Gubbiotti, et al., in a study on which Dr. Baloch is a coauthor, found that invasive poorly differentiated thyroid carcinoma tumors lacking a capsule demonstrate greater rates of disease-related death despite showing similar adverse histologic features to invasive encapsulated tumors (Gubbiotti MA, et al. Hum Pathol. 2023;136:96–104). Wong, et al., found that truly encapsulated poorly differentiated thyroid carcinoma tumors without capsular invasion lack adverse histologic features and illustrate excellent long-term outcomes in terms of recurrences, metastases, and survival (Wong KS, et al. Thyroid. 2019;29[9]:1255–1261).
“It has been documented in multiple studies,” Dr. Baloch said, “that encapsulated and poorly differentiated carcinomas behave very differently than infiltrative tumors.”

Necrosis, too, is a challenge, he said. “You have to avoid areas of FNA and associated fibrosis because FNA track can be mistaken for necrosis, especially in oncocytic tumors. FNA can cause infarction in oncocytic tumors and be mistaken for tumor necrosis”(Fig. 13). He has seen adenomatous and cystic change in these tumors mistaken for necrosis (Fig. 14). An adenoma with its solid growth pattern with central edematous change can be interpreted as having tumor necrosis. Fig. 15 shows what Dr. Baloch describes as true necrosis: “There is significant nuclear debris, consistent with the solid growth pattern.” On the left is a poorly differentiated carcinoma; the right side shows a more well-differentiated area that also exhibits necrosis.
“Necrosis and mitotic activity are important features to watch for. I believe this will significantly impact the way we approach head and neck, as well as endocrine pathology,” he said, “because these tumors behave differently.”
FNA is not ideal for diagnosing differentiated high-grade thyroid carcinoma (Torous VF, et al. Cancer Cytopathol. 2024;132[8]:525–536). In their multi-institutional study of 40 such cases with prior FNA, Dr. Baloch and coauthors reported that more than 97 percent of cases were classified as Bethesda category IV (follicular neoplasm or oncocytic follicular neoplasm), category V (suspicious for malignancy), or category VI (malignant).

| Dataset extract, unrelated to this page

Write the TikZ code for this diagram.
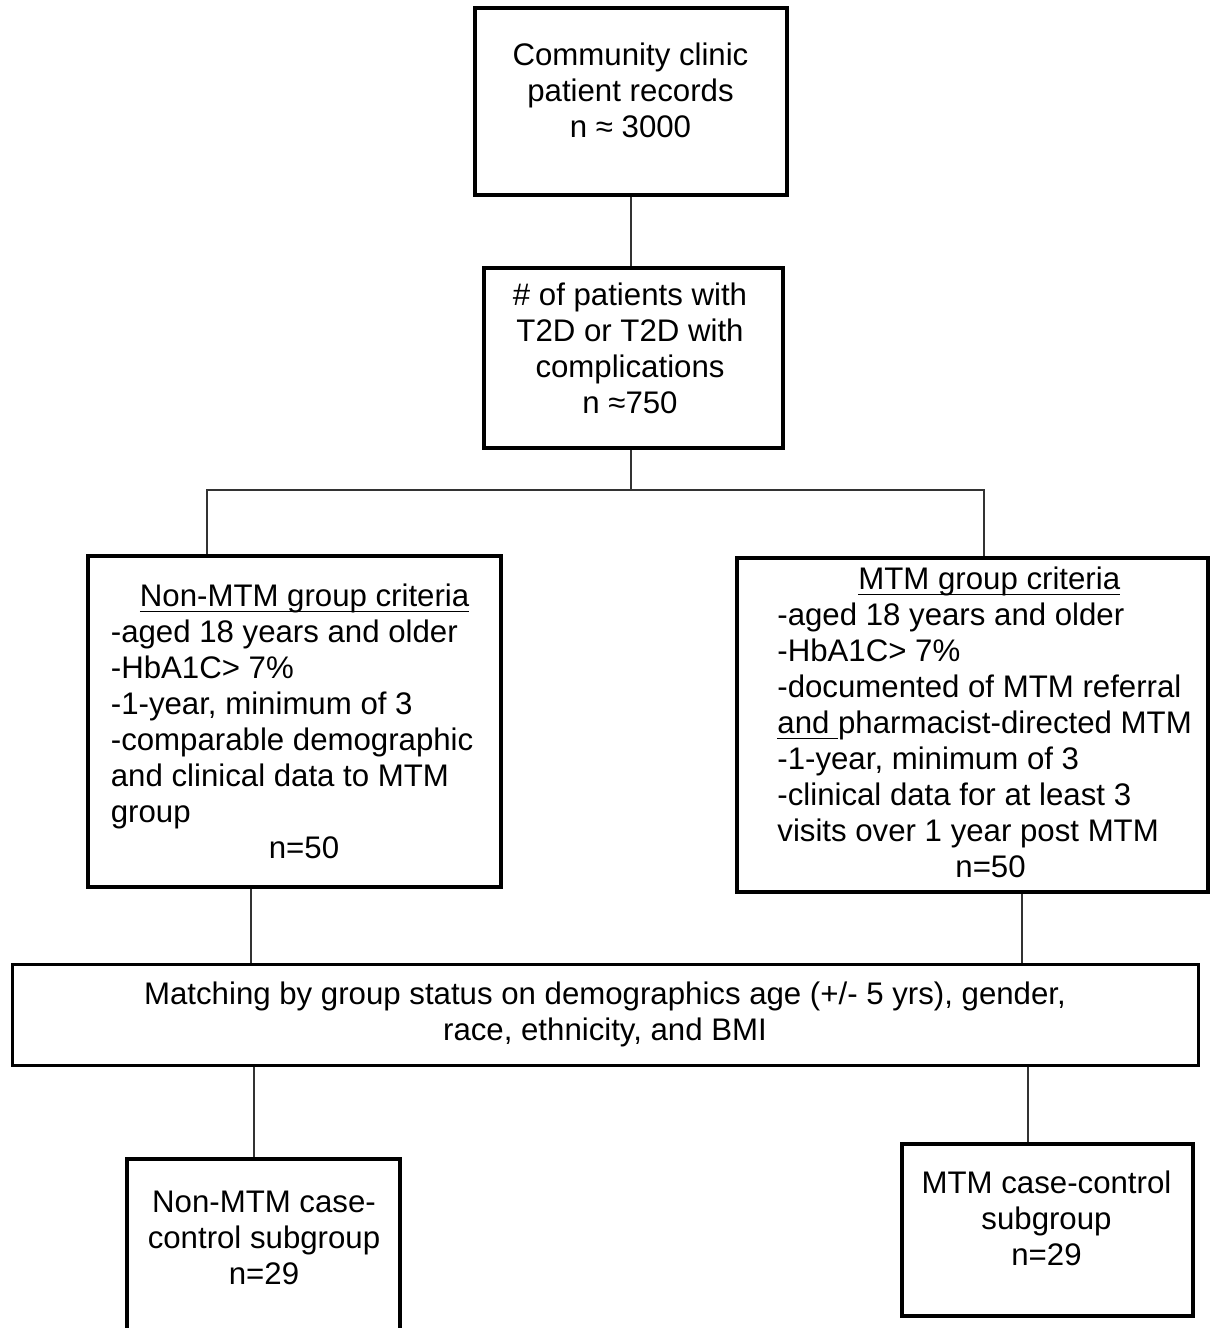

About 25 percent of differentiated high-grade thyroid carcinoma cases showed cytologic features that included marked cytologic atypia, increased anisonucleosis, large oval nuclei, mitotic activity, or necrosis (p < .05). “And that is something to watch for in these large-size tumors or the tumors that are infiltrating,” he said. Sixty-eight percent of differentiated high-grade thyroid carcinoma cases were associated with high-risk molecular alterations, and TERT mutations occurred in 41 percent, of which 89 percent were associated with a second mutation, usually RAS or BRAF p.V600E.
The diagnosis of thyroid carcinoma today follows a “lasagna model,” Dr. Baloch said. Multiple layers—clinical presentation, ultrasound risk stratification, molecular profiling (pre- or postoperative), histologic classification, and clinical risk assessment—overlap and complement each other to provide a comprehensive and accurate evaluation.
Amy Carpenter is CAP TODAY senior editor.